MotoGP
Kevin Schwantz, cowboy a stelle e strisce
L’americano, nato in Texas, è un’icona delle due ruote e del motomondiale. Un titolo in bacheca e tanto spettacolo regalato ai tifosi di tutto il mondo.

Questo fine settimana si svolgerà il GP delle Americhe in Texas ad Austin. Gli USA hanno regalato moltissimi campioni al motomondiale e al palcoscenico motoristico delle due ruote. A pochi chilometri dal COTA è nato un’icona statunitense che ancora oggi è un idolo degli appassionati delle moto: Kevin Schwantz.
L’inizio della leggenda
Salì in moto a soli tre anni e impressionò subito per la sua naturalezza in pista. Già da giovane, un suo connazionale di grande rilievo, Eddie Lawson, lo portò a correre in Europa annunciandolo come una futura promessa.
Lawson non si sbagliò. Dopo qualche anno tra i campionati europei e americani come l’AMA, Schwantz ebbe l’occasione di esordire nella classe regina delle due ruote, la 500. Fu Suzuki a dargli questa possibilità, e il pilota texano legò tutta la sua carriera alla casa di Hamamatsu, diventandone un simbolo e portandola al vertice del mondo.
Nel 1986, all’età di 22 anni, fece il suo debutto e su quattro gare ottenne già due piazzamenti a punti. L’anno successivo, in tre partecipazioni, chiuse sempre in top ten con un quinto posto in Spagna come miglior risultato. Nel 1988 disputò la sua prima stagione completa e ottenne la sua prima vittoria al GP del Giappone, dimostrando il talento che avrebbe rivoluzionato il motociclismo.
La scalata al titolo e il ritiro
Anno dopo anno, Schwantz si impose come uno dei protagonisti della 500. Nel 1989 lottò per il titolo e conquistò ben sei vittorie, ma i troppi ritiri lo relegarono al quarto posto in classifica. Da quella stagione, fece della costanza il suo obiettivo principale per conquistare il titolo, sfiorandolo nel 1990 e nel 1991, quando si classificò rispettivamente secondo e terzo.

Kevin Schwantz con la sua Suzuki Lucky Strike #34 (© motogp.com)

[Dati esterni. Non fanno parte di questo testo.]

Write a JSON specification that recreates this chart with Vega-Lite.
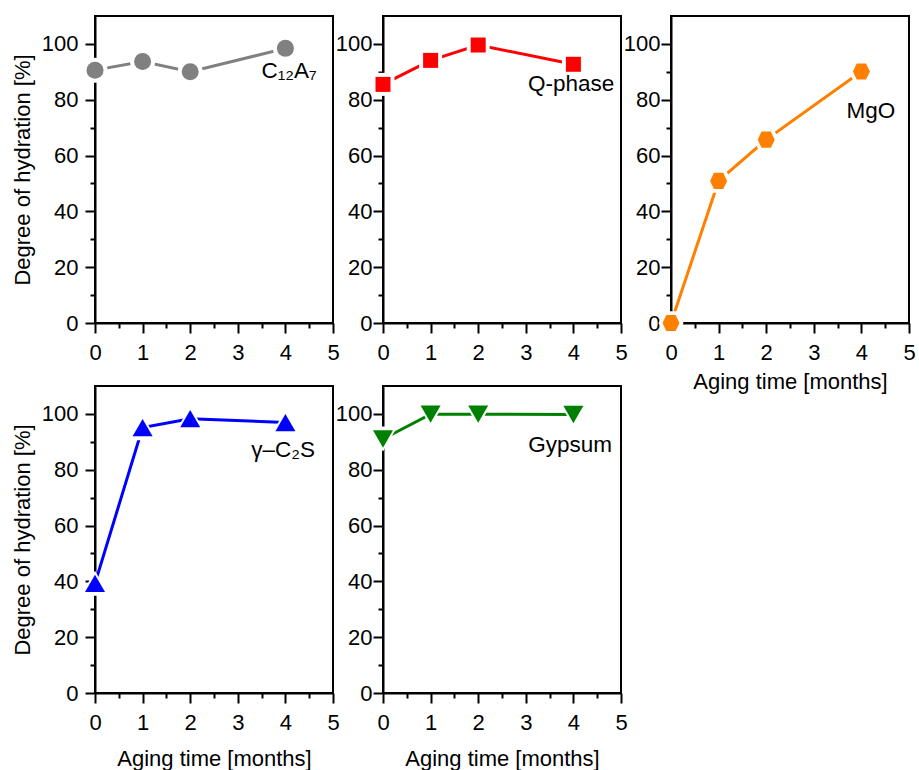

Il coronamento del suo sogno arrivò nel 1993, al termine di una battaglia estenuante con Wayne Rainey. Purtroppo, il rivale dovette abbandonare le corse a causa di un tragico incidente a Misano. Schwantz vinse il titolo mondiale, portando Suzuki all’ennesima gloria. Nel 1995, a causa di un infortunio, fu costretto al ritiro. L’annuncio arrivò al Mugello, tra le lacrime, perché il texano non era ancora pronto a dire addio alle corse.
Un’icona senza tempo
Dopo il ritiro, Schwantz si reinventò, dedicandosi alle corse automobilistiche nella NASCAR, dove vinse anche due gare. Il suo legame con Suzuki rimase saldo e divenne ambasciatore del marchio.
Nel 2011 fu protagonista di uno dei momenti più commoventi della MotoGP: al GP di Valencia guidò la Honda di Marco Simoncelli in un corteo in onore del pilota scomparso a Sepang. La FIM, in segno di rispetto, ritirò il suo iconico numero 34.
Schwantz ha riscritto le leggi del motociclismo, influenzando generazioni con il suo stile aggressivo ed energico, tanto da guadagnarsi il soprannome di “pilota kamikaze”. Ancora oggi, nel paddock della MotoGP, viene accolto come una leggenda vivente, perché piloti di questo calibro non smetteranno mai di essere eroi.